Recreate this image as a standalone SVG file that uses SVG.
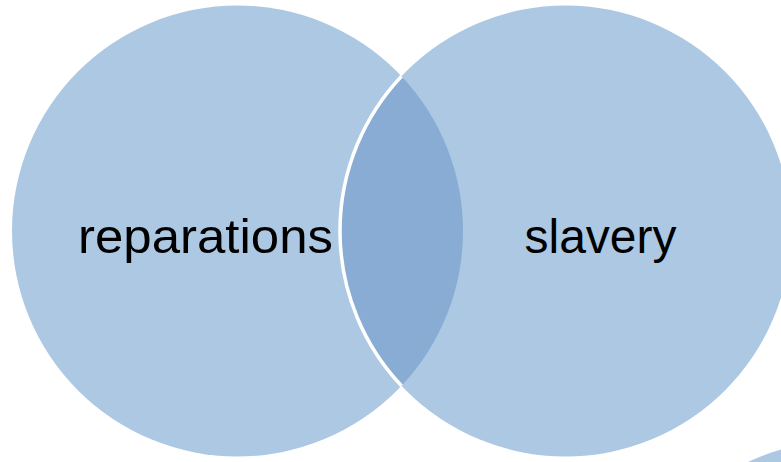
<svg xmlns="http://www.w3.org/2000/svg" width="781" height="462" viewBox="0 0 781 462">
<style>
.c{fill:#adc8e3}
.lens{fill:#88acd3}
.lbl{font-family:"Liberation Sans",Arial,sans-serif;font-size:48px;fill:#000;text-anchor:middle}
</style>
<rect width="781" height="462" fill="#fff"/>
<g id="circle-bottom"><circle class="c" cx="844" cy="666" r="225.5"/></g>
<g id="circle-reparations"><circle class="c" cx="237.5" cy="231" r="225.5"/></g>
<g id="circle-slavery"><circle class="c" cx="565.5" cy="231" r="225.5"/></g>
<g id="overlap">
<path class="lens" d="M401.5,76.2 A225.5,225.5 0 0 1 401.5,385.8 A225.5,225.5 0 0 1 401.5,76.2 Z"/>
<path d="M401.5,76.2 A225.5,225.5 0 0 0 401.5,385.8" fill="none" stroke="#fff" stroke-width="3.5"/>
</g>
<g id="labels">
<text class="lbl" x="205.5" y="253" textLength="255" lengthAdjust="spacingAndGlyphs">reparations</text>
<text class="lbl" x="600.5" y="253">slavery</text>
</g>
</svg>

++++++++++

§ **What you will do**
Skip the images and write out the rest of the listing exactly.

§ **Problem solution**
Recreate this image as a standalone SVG file that uses SVG.
<svg xmlns="http://www.w3.org/2000/svg" width="781" height="462" viewBox="0 0 781 462">
<style>
.c{fill:#adc8e3}
.lens{fill:#88acd3}
.lbl{font-family:"Liberation Sans",Arial,sans-serif;font-size:48px;fill:#000;text-anchor:middle}
</style>
<rect width="781" height="462" fill="#fff"/>
<g id="circle-bottom"><circle class="c" cx="844" cy="666" r="225.5"/></g>
<g id="circle-reparations"><circle class="c" cx="237.5" cy="231" r="225.5"/></g>
<g id="circle-slavery"><circle class="c" cx="565.5" cy="231" r="225.5"/></g>
<g id="overlap">
<path class="lens" d="M401.5,76.2 A225.5,225.5 0 0 1 401.5,385.8 A225.5,225.5 0 0 1 401.5,76.2 Z"/>
<path d="M401.5,76.2 A225.5,225.5 0 0 0 401.5,385.8" fill="none" stroke="#fff" stroke-width="3.5"/>
</g>
<g id="labels">
<text class="lbl" x="205.5" y="253" textLength="255" lengthAdjust="spacingAndGlyphs">reparations</text>
<text class="lbl" x="600.5" y="253">slavery</text>
</g>
</svg>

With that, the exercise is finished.